Dairy was also big this year. When I was growing up, if someone told you he ate cholov yisroel, you kind of felt sorry for him, because it meant that he’d never tasted good chocolate. Or good ice cream. Or fresh milk, for some reason.
But no longer. We even have Greek yogurts that are somehow also Cholov Yisroel, manufactured by several companies with nice, Greek-sounding names, such as “Norman”. Each yogurt company also makes a kids’ yogurt, though I cannot taste the difference. Except for the one where you pour in fruity pebbles. So apparently, we’ve forgiven the Greeks for what they did to us. As long as they don’t make a “black olive” flavor.
But not everyone has forgiven them. There were also several cheese companies whose names were some variation of the word “Macabbee”. The Maccabee brands work with cheese, though, because that’s how you defeat the Greeks – offer them free samples of cheese, then wine, then cut off their heads.
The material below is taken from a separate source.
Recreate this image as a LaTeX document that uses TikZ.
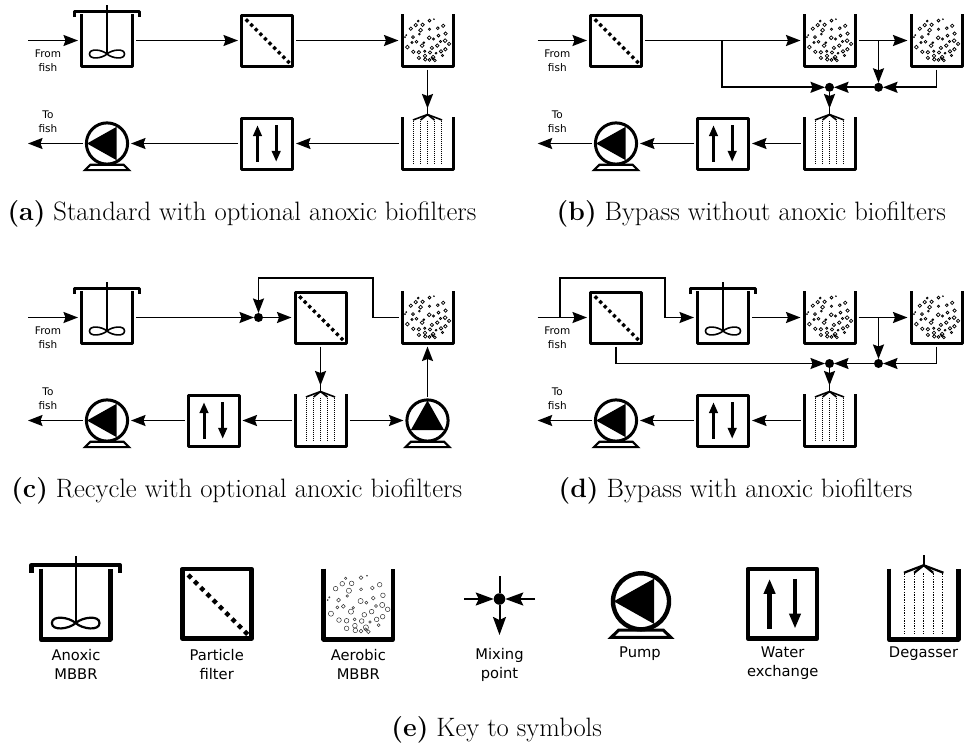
\documentclass[tikz,border=0pt]{standalone}
\usepackage{fontspec}
\usetikzlibrary{arrows.meta}
\newfontfamily\labelfont{DejaVu Sans}
\newcommand{\bubblelist}{-9.3/-19.4/.9,2/-19.9/1.4,6.4/-21.3/.4,-11.8/-15.4/1.7,-4.9/-15.7/1.7,-16.7/-11.8/1.7,10.3/-12.3/1.4,15.7/-14.7/1.7,-6.9/-10.3/1.9,2/-11.3/1.1,-8.1/-6.4/.9,-21.3/-5.4/.5,-22.5/-3.4/.4,-14.5/-3.4/1.4,11/-4.9/1.4,18.1/-6.9/1.7,1.7/-2.7/1.9,5.9/-1.5/1.1,-11/1.2/1.4,-15.4/2/1.1,-3.7/2.2/.9,-5.4/5.1/1.9,17.6/.2/1.9,13/1/1.1,21.6/3.4/1.7,-20.1/6.6/1.9,9.8/5.1/1.7,4.4/7.4/1.7,-14.2/11.3/1.7,-8.6/11.8/1.7,-2.7/10.8/1.1,2.5/12/1.7,13.5/10.8/1.7,17.9/8.8/1.7,8.6/12.7/.9,-2.5/15.4/1.7,-8.6/17.4/1.7,5.6/16.7/1.9,15/15/1.1,-2.2/18.9/1.7,2/19.4/1.4,7.4/19.9/1.4,5.4/18.1/1.1}
\tikzset{
	unit/.style={minimum size=54pt,inner sep=0pt,outer sep=2pt},
	pumpnode/.style={circle,minimum size=44pt,inner sep=0pt,outer sep=2pt},
	mixdot/.style={circle,fill=black,minimum size=9pt,inner sep=0pt,outer sep=0pt},
	flowtext/.style={align=center,font=\labelfont\fontsize{10.5}{14.4}\selectfont},
	keytext/.style={align=center,font=\labelfont\fontsize{14.7}{19}\selectfont},
	caption/.style={font=\fontsize{26.6}{30}\selectfont,anchor=base},
	tospray/.style={shorten >=6pt},
	wall/.style={line width=3pt,line join=round},
	stem/.style={line width=1.6pt},
	bubble/.style={line width=.75pt},
	spray/.style={line width=1pt,dash pattern=on 1pt off 1pt},
	pumpbase/.style={line width=2.2pt,line join=miter},
	flowmark/.style={line width=3pt,-{Stealth[length=11pt,width=8.5pt,inset=0pt]}},
	pics/anoxic/.style={code={
		\draw[wall] (-25.5,-26.5) -- (-25.5,25.5) -- (25.5,25.5) -- (25.5,-26.5);
		\draw[wall] (-32.5,-23.5) -- (-32.5,-29) -- (32.5,-29) -- (32.5,-23.5);
		\draw[stem] (0,-35.5) -- (0,13.5);
		\draw[stem] (0,13.5) .. controls (5,9) and (17.5,7.5) .. (17.5,13.5) .. controls (17.5,19.5) and (5,18) .. (0,13.5) .. controls (-5,9) and (-17.5,7.5) .. (-17.5,13.5) .. controls (-17.5,19.5) and (-5,18) .. cycle;
	}},
	pics/filter/.style={code={
		\draw[wall] (-25.5,-25.5) rectangle (25.5,25.5);
		\foreach \p in {-20,-15.4,...,21.5}
			\fill (\p-2.3,\p) -- (\p,\p-2.3) -- (\p+2.3,\p) -- (\p,\p+2.3) -- cycle;
	}},
	pics/aerobic/.style={code={
		\draw[wall] (-25.5,-26.5) -- (-25.5,25.5) -- (25.5,25.5) -- (25.5,-26.5);
		\foreach \x/\y/\r in \bubblelist
			\draw[bubble] (\x,\y) circle (\r);
	}},
	pics/pump/.style={code={
		\draw[wall] (0,0) circle (20.6);
		\fill[rotate=#1] (-20,0) -- (9.7,-16.7) -- (9.7,16.7) -- cycle;
		\draw[pumpbase] (-22,26.6) -- (22,26.6) -- (16.5,21.2) -- (-16.5,21.2) -- cycle;
	}},
	pics/exchange/.style={code={
		\draw[wall] (-25.5,-25.5) rectangle (25.5,25.5);
		\draw[flowmark] (-9.5,18.3) -- (-9.5,-18.3);
		\draw[flowmark] (9.2,-18.3) -- (9.2,18.3);
	}},
	pics/degasser/.style={code={
		\draw[wall] (-25.5,-26.5) -- (-25.5,25.5) -- (25.5,25.5) -- (25.5,-26.5);
		\draw[stem] (0,-36.5) -- (0,-28);
		\foreach \x in {-14.5,-7,7,14.5}
			\draw[stem] (0,-29) -- (\x,-23.5);
		\foreach \x in {-14,-7,0,7,14}
			\draw[spray] (\x,-23) -- (\x,21);
	}}
}
\newcommand{\unit}[3]{\node[unit] (#1) at (#2) {}; \pic at (#1) {#3};}
\newcommand{\pumpunit}[3]{\node[pumpnode] (#1) at (#2) {}; \pic at (#1) {pump=#3};}
\begin{document}
\begin{tikzpicture}[x=1pt,y=-1pt,line width=1.7pt,>={Stealth[length=14.5pt,width=11pt,inset=2pt]}]
	\useasboundingbox (0,0) rectangle (964,744);

	% panel a
	\coordinate (ain) at (28,40.5);
	\coordinate (aout) at (28,143.5);
	\unit{a1}{107,40.5}{anoxic}
	\unit{a2}{267,40.5}{filter}
	\unit{a3}{427.5,40.5}{aerobic}
	\unit{a4}{427.5,143.5}{degasser}
	\unit{a5}{267,143.5}{exchange}
	\pumpunit{a6}{107,143.5}{0}
	\node[flowtext] (afrom) at (48,60.5) {From\\fish};
	\node[flowtext] (ato) at (48,121.5) {To\\fish};
	\path [->] (ain) edge (a1);
	\path [->] (a1) edge (a2);
	\path [->] (a2) edge (a3);
	\path [->] (a3) edge[tospray] (a4);
	\path [->] (a4) edge (a5);
	\path [->] (a5) edge (a6);
	\path [->] (a6) edge (aout);
	\node[caption] (acap) at (242,220) {\textbf{(a)} Standard with optional anoxic biofilters};

	% panel b
	\coordinate (bin) at (537.7,40.5);
	\coordinate (bout) at (537.7,143.5);
	\coordinate (bj1) at (721.7,40.5);
	\coordinate (bj2) at (878.5,40.5);
	\unit{b1}{616,40.5}{filter}
	\unit{b2}{829.5,40.5}{aerobic}
	\unit{b3}{936.5,40.5}{aerobic}
	\unit{b4}{829.5,143.5}{degasser}
	\unit{b5}{723,143.5}{exchange}
	\pumpunit{b6}{616,143.5}{0}
	\node[mixdot] (bm1) at (829.5,87.3) {};
	\node[mixdot] (bm2) at (878.5,87.3) {};
	\node[flowtext] (bfrom) at (557.3,60.5) {From\\fish};
	\node[flowtext] (bto) at (557.3,121.5) {To\\fish};
	\path [->] (bin) edge (b1);
	\path [->] (b1) edge (b2);
	\path [->] (b2) edge (b3);
	\draw [->] (bj1) |- (bm1);
	\path [->] (bj2) edge (bm2);
	\draw [->] (b3.south) |- (bm2);
	\path [->] (bm2) edge (bm1);
	\path [->] (bm1) edge[tospray] (b4);
	\path [->] (b4) edge (b5);
	\path [->] (b5) edge (b6);
	\path [->] (b6) edge (bout);
	\node[caption] (bcap) at (751.3,220) {\textbf{(b)} Bypass without anoxic biofilters};

	% panel c
	\coordinate (cin) at (28,317.5);
	\coordinate (cout) at (28,420.5);
	\coordinate (ctop) at (372.7,277.7);
	\unit{c1}{107,317.5}{anoxic}
	\unit{c2}{320.5,317.5}{filter}
	\unit{c3}{427.5,317.5}{aerobic}
	\unit{c4}{320.5,420.5}{degasser}
	\unit{c5}{213.5,420.5}{exchange}
	\pumpunit{c6}{107,420.5}{0}
	\pumpunit{c7}{427.5,420.5}{-90}
	\node[mixdot] (cm) at (258.5,317.5) {};
	\node[flowtext] (cfrom) at (48,337.5) {From\\fish};
	\node[flowtext] (cto) at (48,398.5) {To\\fish};
	\path [->] (cin) edge (c1);
	\path [->] (c1) edge (cm);
	\path [->] (cm) edge (c2);
	\draw [->] (c3) -| (ctop) -| (cm);
	\path [->] (c2) edge[tospray] (c4);
	\path [->] (c4) edge (c5);
	\path [->] (c5) edge (c6);
	\path [->] (c6) edge (cout);
	\path [->] (c4) edge (c7);
	\path [->] (c7) edge (c3);
	\node[caption] (ccap) at (236.7,497) {\textbf{(c)} Recycle with optional anoxic biofilters};

	% panel d
	\coordinate (din) at (537.7,317.5);
	\coordinate (dout) at (537.7,420.5);
	\coordinate (dj1) at (560,317.5);
	\coordinate (dj2) at (878.5,317.5);
	\coordinate (dtop) at (665,277.7);
	\coordinate (dlow) at (665,317.5);
	\unit{d1}{616,317.5}{filter}
	\unit{d2}{723,317.5}{anoxic}
	\unit{d3}{829.5,317.5}{aerobic}
	\unit{d4}{936.5,317.5}{aerobic}
	\unit{d5}{829.5,420.5}{degasser}
	\unit{d6}{723,420.5}{exchange}
	\pumpunit{d7}{616,420.5}{0}
	\node[mixdot] (dm1) at (829.5,363.5) {};
	\node[mixdot] (dm2) at (878.5,363.5) {};
	\node[flowtext] (dfrom) at (557.3,337.5) {From\\fish};
	\node[flowtext] (dto) at (557.3,398.5) {To\\fish};
	\path [->] (din) edge (d1);
	\draw [->] (dj1) |- (dtop) -- (dlow) -- (d2);
	\path [->] (d2) edge (d3);
	\path [->] (d3) edge (d4);
	\draw [->] (d1.south) |- (dm1);
	\path [->] (dj2) edge (dm2);
	\draw [->] (d4.south) |- (dm2);
	\path [->] (dm2) edge (dm1);
	\path [->] (dm1) edge[tospray] (d5);
	\path [->] (d5) edge (d6);
	\path [->] (d6) edge (d7);
	\path [->] (d7) edge (dout);
	\node[caption] (dcap) at (735.6,497) {\textbf{(d)} Bypass with anoxic biofilters};

	% key to symbols
	\begin{scope}[every pic/.style={scale=1.36},
		unit/.append style={minimum size=73.5pt},
		pumpnode/.append style={minimum size=60pt},
		wall/.style={line width=4.4pt,line join=round},
		stem/.style={line width=2.2pt},
		bubble/.style={line width=.5pt,black!80},
		spray/.style={line width=1.3pt,dash pattern=on 1.3pt off 1.3pt},
		pumpbase/.style={line width=3pt,line join=miter},
		flowmark/.style={line width=4.2pt,-{Stealth[length=15pt,width=11pt,inset=0pt]}}]
		\unit{k1}{75.7,604.7}{anoxic}
		\unit{k2}{217,603.7}{filter}
		\unit{k3}{358.3,604.7}{aerobic}
		\pumpunit{k5}{641,601.3}{0}
		\unit{k6}{782.5,603.7}{exchange}
		\unit{k7}{923.7,604.7}{degasser}
		\node[keytext] (kt1) at (76,664.5) {Anoxic\\MBBR};
		\node[keytext] (kt2) at (216.7,664.5) {Particle\\filter};
		\node[keytext] (kt3) at (358.3,664.5) {Aerobic\\MBBR};
		\node[keytext] (kt4) at (499.5,664.5) {Mixing\\point};
		\node[keytext] (kt5) at (640,654) {Pump};
		\node[keytext] (kt6) at (782.7,663.5) {Water\\exchange};
		\node[keytext] (kt7) at (923.5,654) {Degasser};
		\begin{scope}[line width=2pt,>={Stealth[length=18pt,width=13pt,inset=3pt]}]
			\node[mixdot,minimum size=11.5pt] (k4) at (499.5,599) {};
			\coordinate (kleft) at (464,599);
			\coordinate (kright) at (535,599);
			\coordinate (ktop) at (499.5,576);
			\coordinate (kbot) at (499.5,635);
			\path [->] (kleft) edge (k4);
			\path [->] (kright) edge (k4);
			\path (ktop) edge (k4);
			\path [->] (k4) edge (kbot);
		\end{scope}
	\end{scope}
	\node[caption] (ecap) at (496.7,736.5) {\textbf{(e)} Key to symbols};
\end{tikzpicture}
\end{document}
But not everyone was advertising milchigs. There was also a company advertising non-dairy cookies, like that’s a new concept, (Pareve cookies! What will they think of next?) and they’re made with soy milk. I don’t really eat soy, unless it’s hiding in something else, because I don’t understand it. Soy beans are green, but soy sauce is black and soy milk is white.
And speaking of fake foods, there was a company that sells brownies that are 40% beans. Talk about an awkward cholent.
But by far, the best thing I ate at the show was squab, which I had to look up. Apparently, a squab is a baby pigeon. They culinary world calls it “squab” because the word squab sounds exotic, like something you get on your shoe. There’s actually nothing wrong with eating pigeon, though. If you live in a culture that doesn’t eat pigeons, like ours, you have an overpopulation where everywhere you look, they’re hanging out in droves and eating garbage directly over your car. So squab is also perfect on the go, because you can get squab basically anywhere, as long as you always fly with your shochet knife. Before we know it, we’ll be eating it in cans.